I knew that to head over the Pyrenees would mean a big change in the weather, but the forecast on the southern side in Spain was not good for the next week anyway. On Monday morning I made the journey, heading first of all into Andorra for a stamp in the passport and some whisky without duty on it. The stamp indicates a day in the country for Schengen purposes, and makes it even more difficult for any potential immigration officer to make the calculation of how many days I have been in the region; this course is especially complicated. I obtained that with no problem, just asking the Spanish side for a stamp on my way out. There is a supermarket at Sant Julia just a few kilometres after the border, and there I picked up a couple of litres of Jamesons for the New Ing bar this summer, 15 euros as opposed to 25 pounds , and a bottle of Talisker 10 for myself.
I wrote in the last post that the route through Andorra is closed after a rockfall last weekend, so I retreated south and went the slightly longer way round, through Puigcerdà. There was some snow on the south side of the Pyrenees, and a temperature of about 3C at the border at 1400 metres, but it was warming up, the snow was melting. There was a lot more on the northern side, as usually is the case, and some of the smaller roads were still not cleared and closed. The journey was slow, and with steady rain all afternoon.

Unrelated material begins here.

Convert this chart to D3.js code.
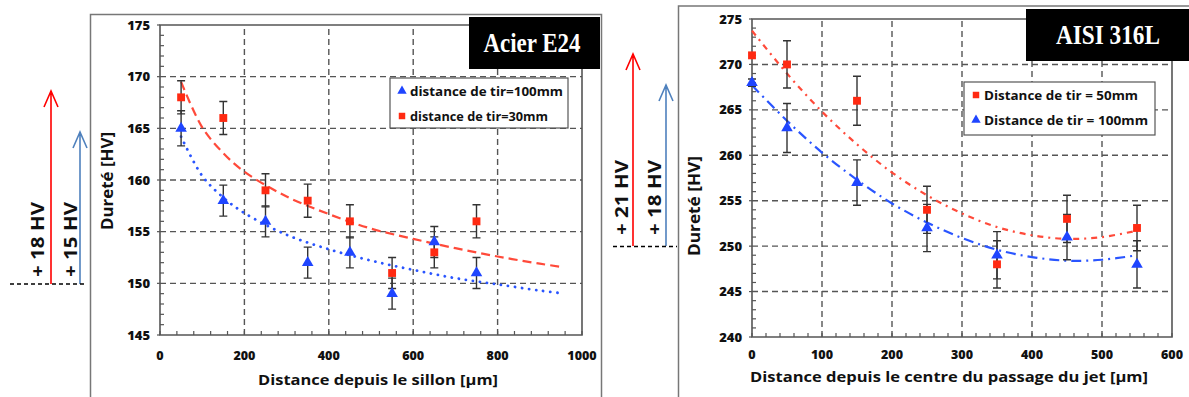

My destination was the village of Gaudiès, in the northern foothills, with Toulouse about 40 kilometres to the north. Gaudiès is on Le Grade Hers river, which in the summer is perfect for bathing, but on this day, with the snowmelt and a day of heavy rain was on severe flood alert. I parked up by the Town Hall and was settled in for the night, cooking dinner when a local knocked at țhe door. He showed me the predicted river levels on a website on his phone. Only once before, in 2020, the river had burst its banks. He showed me pictures. Though it looked very full, it didn’t seem possible it would raise another 3 metres in a few hours and threaten the village. But it was forecast to. On the guy’s suggestion, I moved fifty metres or so back, a couple of metres higher, to close to the old Chateau.


The following morning it had risen to just short of bursting its banks. It rained heavily all night, but had stopped in the morning, though was forecast to be on and off for the next few days. The villagers had taken precautions with sandbags and flood-gates, and moved their vehicles and anything else they could do, to higher ground. After a couple of hours out wandering the banks, I headed off.
I drove for a couple of hours round Toulouse and then up to the Lot region. All of the major rivers here were on severe alert, the Lot, the Tarn and the Garonne. My destination today, Saint-Nicolas-de-la-Grave, is where the Tarn and Garonne meet, an hour or so north of Toulouse. I stayed at the aire in the centre of town, trying to get out to walk around in between the heavy bursts of rain, with mixed success.



Today, Thursday, the rain has been more showery, but many of the showers are with thunder and heavy. With strong winds also, this was named Storm Nils by the French weather service and will give wild weather throughout tonight also. It’s the fifth storm I’ve caught in the last three weeks.
Today I drove on into the Dordogne region, but slowly, there were several diversions due to flooded roads and trees down. I remember last year when I was in Dordogne, it’s more difficult to find pleasant places to overnight, which is understandable, as the region gets so many visitors in the summer, the sort of quiet village aire is less tolerated by locals, as there are so many motorhomes around for nine months a year.



I didn’t drive far, but after looking at places in Fumel and Sauveterre, I drove on and settled at Villefranche-du-Périgord. It’s closer to a road than I would usually tolerate, but with the weather, the roads are much quieter than usual. I’ll endeavour to find somewhere more tranquil for the weekend.